The results challenge the prevailing understanding of generalization in QML and suggest that current approaches based on uniform generalization bounds are insufficient. The study does not disprove uniform generalization bounds but demonstrates their vacuous nature for the tested models in the studied regimes. The ability of even relatively small models like the QCNN to memorize random data implies that uniform generalization bounds are likely loose for larger, more expressive models. The findings underscore the need for alternative approaches, potentially focusing on non-uniform measures like training convergence time, minimum sharpness, and data robustness. The study's parallel with previous work on large classical neural networks suggests that the mechanisms underlying successful generalization may differ significantly between classical and quantum machine learning. The fact that these different learning models display similar behavior under randomization further strengthens this point.

The paper demonstrates that current approaches to understanding generalization in quantum machine learning need revisiting. The QNN's ability to memorize random data suggests that uniform generalization bounds provide trivial guarantees. The need for new methods to understand and predict generalization in QML, potentially focusing on factors beyond traditional complexity measures, is highlighted. Future work should explore non-uniform generalization measures and investigate the role of symmetries and equivariance in QML.
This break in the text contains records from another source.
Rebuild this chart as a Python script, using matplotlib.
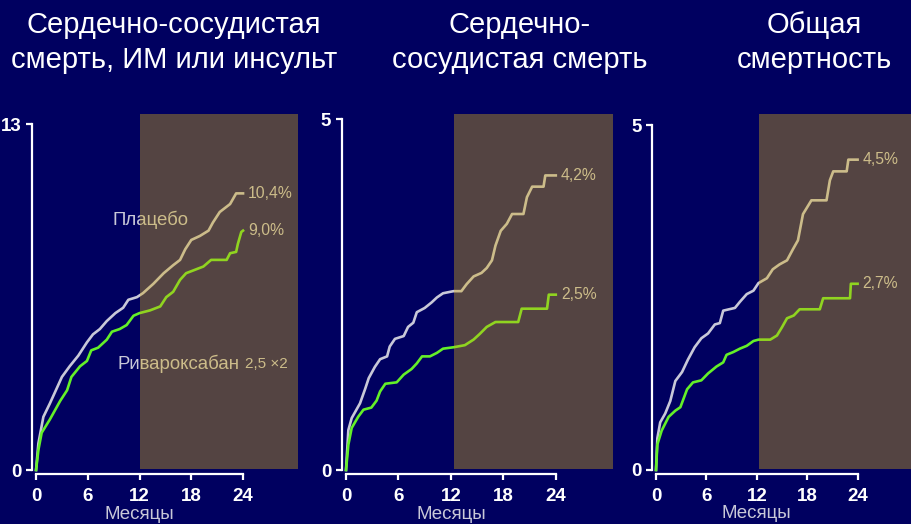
import matplotlib.pyplot as plt
from matplotlib.patches import Rectangle

plt.rcParams['font.family'] = ['Liberation Sans', 'DejaVu Sans']

# --- event curves, cumulative % by month ---
months_mace_placebo = [0, 0.27, 0.85, 1.6, 3.0, 3.9, 4.9, 5.9, 6.6, 7.4, 8.2, 9.2, 10.1, 10.7, 11.7,
                       12.4, 13.6, 14.8, 15.9, 16.7, 17.3, 18.0, 19.0, 20.0, 20.5, 21.3, 22.5, 23.2, 24.0]
mace_placebo = [0, 1.0, 2.0, 2.5, 3.5, 3.9, 4.3, 4.8, 5.1, 5.3, 5.6, 5.9, 6.1, 6.4, 6.5,
                6.65, 7.0, 7.4, 7.7, 7.9, 8.3, 8.65, 8.8, 9.0, 9.3, 9.7, 10.0, 10.4, 10.4]
months_mace_riva = [0, 0.27, 0.65, 1.6, 2.2, 2.8, 3.6, 4.1, 5.1, 5.9, 6.4, 7.2, 8.2, 8.8, 9.7, 10.5, 11.3,
                    12.0, 13.2, 14.4, 15.1, 15.9, 16.7, 17.4, 18.2, 19.4, 20.3, 22.1, 22.5, 23.2, 23.4, 23.8, 24.0]
mace_riva = [0, 0.75, 1.4, 1.9, 2.25, 2.6, 3.0, 3.5, 3.9, 4.1, 4.5, 4.6, 4.9, 5.2, 5.3, 5.45, 5.8,
             5.9, 6.0, 6.15, 6.5, 6.7, 7.15, 7.4, 7.5, 7.65, 7.9, 7.9, 8.15, 8.2, 8.5, 8.95, 9.0]

months_cvd_placebo = [0, 0.27, 0.65, 1.6, 2.2, 2.6, 3.3, 3.9, 4.7, 5.0, 5.6, 6.6, 7.1, 7.7, 8.1, 9.0, 9.8, 10.4,
                      11.1, 12.3, 13.2, 13.8, 14.6, 15.5, 16.1, 16.7, 17.1, 17.7, 18.4, 19.0, 20.3, 20.7,
                      21.3, 22.6, 22.8, 24.0]
cvd_placebo = [0, 0.57, 0.74, 0.95, 1.16, 1.31, 1.47, 1.58, 1.62, 1.76, 1.87, 1.91, 2.04, 2.10, 2.25, 2.31,
               2.39, 2.46, 2.52, 2.55, 2.55, 2.65, 2.76, 2.81, 2.88, 2.99, 3.2, 3.41, 3.51, 3.65, 3.65, 3.89,
               4.04, 4.04, 4.2, 4.2]
months_cvd_riva = [0, 0.27, 0.65, 1.4, 2.0, 2.9, 3.5, 3.9, 4.5, 5.8, 6.6, 7.5, 8.1, 8.7, 9.6, 10.4, 11.1,
                   12.3, 13.6, 14.6, 15.3, 16.1, 17.1, 19.7, 20.1, 23.0, 23.2, 24.0]
cvd_riva = [0, 0.36, 0.6, 0.76, 0.86, 0.89, 0.99, 1.12, 1.23, 1.25, 1.36, 1.44, 1.52, 1.62, 1.62, 1.67,
            1.73, 1.75, 1.78, 1.86, 1.94, 2.04, 2.11, 2.11, 2.3, 2.3, 2.5, 2.5]

months_all_placebo = [0, 0.16, 0.5, 1.1, 1.7, 2.3, 3.1, 3.8, 4.6, 5.4, 6.2, 7.0, 7.6, 8.0, 9.4, 10.0, 10.8,
                      11.6, 12.2, 13.2, 13.9, 14.7, 15.6, 16.3, 16.9, 17.5, 18.5, 20.3, 20.7, 21.1, 22.7,
                      22.9, 24.0]
all_placebo = [0, 0.46, 0.69, 0.82, 1.0, 1.29, 1.42, 1.6, 1.78, 1.91, 1.98, 2.11, 2.13, 2.31, 2.35, 2.44,
               2.55, 2.6, 2.71, 2.78, 2.91, 2.98, 3.04, 3.2, 3.33, 3.71, 3.91, 3.91, 4.2, 4.33, 4.33, 4.5, 4.5]
months_all_riva = [0, 0.16, 0.67, 1.5, 2.3, 2.9, 3.7, 4.4, 5.4, 6.2, 7.2, 8.0, 8.4, 9.2, 10.0, 10.8, 11.6,
                   12.2, 13.6, 14.4, 15.0, 15.6, 16.4, 17.1, 19.5, 19.9, 23.1, 23.2, 24.0]
all_riva = [0, 0.37, 0.57, 0.77, 0.86, 0.91, 1.17, 1.27, 1.3, 1.4, 1.5, 1.56, 1.67, 1.71, 1.76, 1.8, 1.87,
            1.89, 1.89, 1.95, 2.07, 2.2, 2.24, 2.33, 2.33, 2.49, 2.49, 2.7, 2.7]

titles = ["Сердечно-сосудистая\nсмерть, ИМ или инсульт",
          "Сердечно-\nсосудистая смерть",
          "Общая\nсмертность"]
y_max = [13, 5, 5]
x_ticks = [0, 6, 12, 18, 24]

BG = '#000060'
LAVENDER = '#c8c8d8'
GREEN = '#64f028'

fig = plt.figure(figsize=(9.12, 5.24), dpi=100, facecolor=BG)

# axes rectangles and limits (left, bottom, width, height), xlim, ylim, start of shaded period
layout = [
    ([0.0348, 0.0954, 0.2922, 0.6868], (-0.5, 30.4), (-0.15, 13.38), 12.0),
    ([0.3746, 0.0950, 0.2971, 0.6880], (-0.5, 30.5), (-0.06, 5.08), 12.36),
    ([0.7147, 0.0952, 0.2855, 0.6870], (-0.5, 30.5), (-0.06, 5.16), 12.26),
]
panels = [
    (months_mace_placebo, mace_placebo, months_mace_riva, mace_riva),
    (months_cvd_placebo, cvd_placebo, months_cvd_riva, cvd_riva),
    (months_all_placebo, all_placebo, months_all_riva, all_riva),
]
title_x = [0.191, 0.570, 0.893]

for i, ((rect, xl, yl, shade_from), (mp, vp, mr, vr)) in enumerate(zip(layout, panels)):
    ax = fig.add_axes(rect)
    ax.set_facecolor('none')
    ax.set_xlim(*xl)
    ax.set_ylim(*yl)

    ax.plot(mp, vp, color=LAVENDER, lw=1.9, zorder=3)
    ax.plot(mr, vr, color=GREEN, lw=1.9, zorder=3)

    # final event rates next to the curve ends
    for m, v in ((mp, vp), (mr, vr)):
        ax.text(m[-1] + 0.6, v[-1], f"{v[-1]:.1f}".replace('.', ',') + '%',
                color=LAVENDER, fontsize=11.3, va='center', ha='left', zorder=3)

    # second-year follow-up: translucent amber wash over the curves
    ax.add_patch(Rectangle((shade_from, yl[1] * 0.004), 30.6 - shade_from, yl[1],
                           facecolor=(212 / 255, 172 / 255, 21 / 255), alpha=0.4,
                           edgecolor='none', zorder=5, clip_on=True))

    for side in ('top', 'right'):
        ax.spines[side].set_visible(False)
    for side in ('left', 'bottom'):
        ax.spines[side].set_color('white')
        ax.spines[side].set_linewidth(1.6)
    ax.spines['left'].set_bounds(0, y_max[i])
    ax.spines['bottom'].set_bounds(0, 24)
    ax.set_xticks(x_ticks)
    ax.set_yticks([0, y_max[i]])
    ax.tick_params(colors='white', width=1.6, length=4, labelsize=13.5)
    ax.tick_params(axis='x', pad=6)
    for lab in ax.get_xticklabels() + ax.get_yticklabels():
        lab.set_fontweight('bold')
    ax.text(12, -0.103 * y_max[i], 'Месяцы', color=LAVENDER, fontsize=13.5, ha='center', va='top')

    fig.text(title_x[i], 0.918, titles[i], color='white', fontsize=21,
             ha='center', va='center', linespacing=1.32)

    if i == 0:
        ax.text(8.9, 9.4, 'Плацебо', color=LAVENDER, fontsize=13.4, va='center', ha='left', zorder=3)
        ax.text(9.5, 4.0, 'Ривароксабан', color=LAVENDER, fontsize=13.4, va='center', ha='left', zorder=3)
        ax.text(24.2, 4.0, '2,5 ×2', color=LAVENDER, fontsize=11, va='center', ha='left', zorder=3)

fig.savefig('out.png', dpi=100, facecolor=BG)
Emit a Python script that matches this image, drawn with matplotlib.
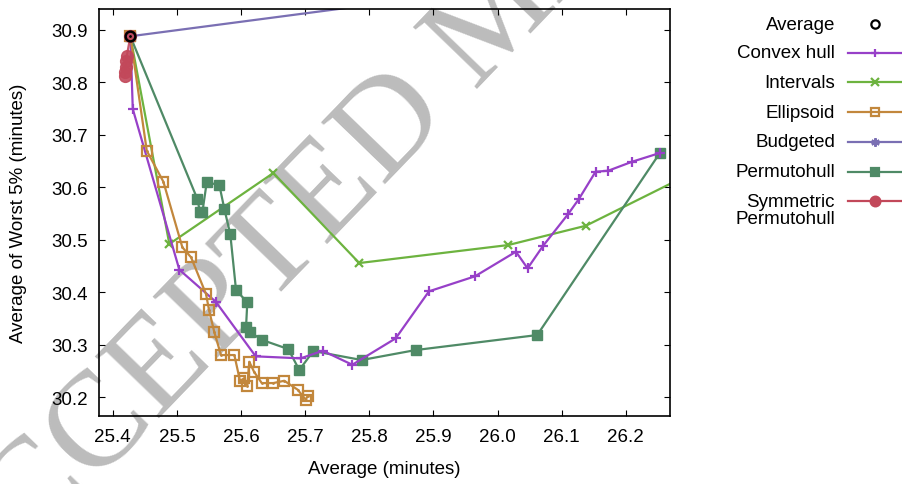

The numerical experiments are limited to a specific architecture (QCNN) and a specific task (quantum phase classification). While this is a state-of-the-art setting for generalization studies in QML, the results may not generalize to all QML models and tasks. The analytical results rely on the distinguishability condition, a requirement for efficiently preparing approximate quantum states using PQCs. The practical applicability of this condition may vary depending on the specifics of the input quantum states and approximation protocols.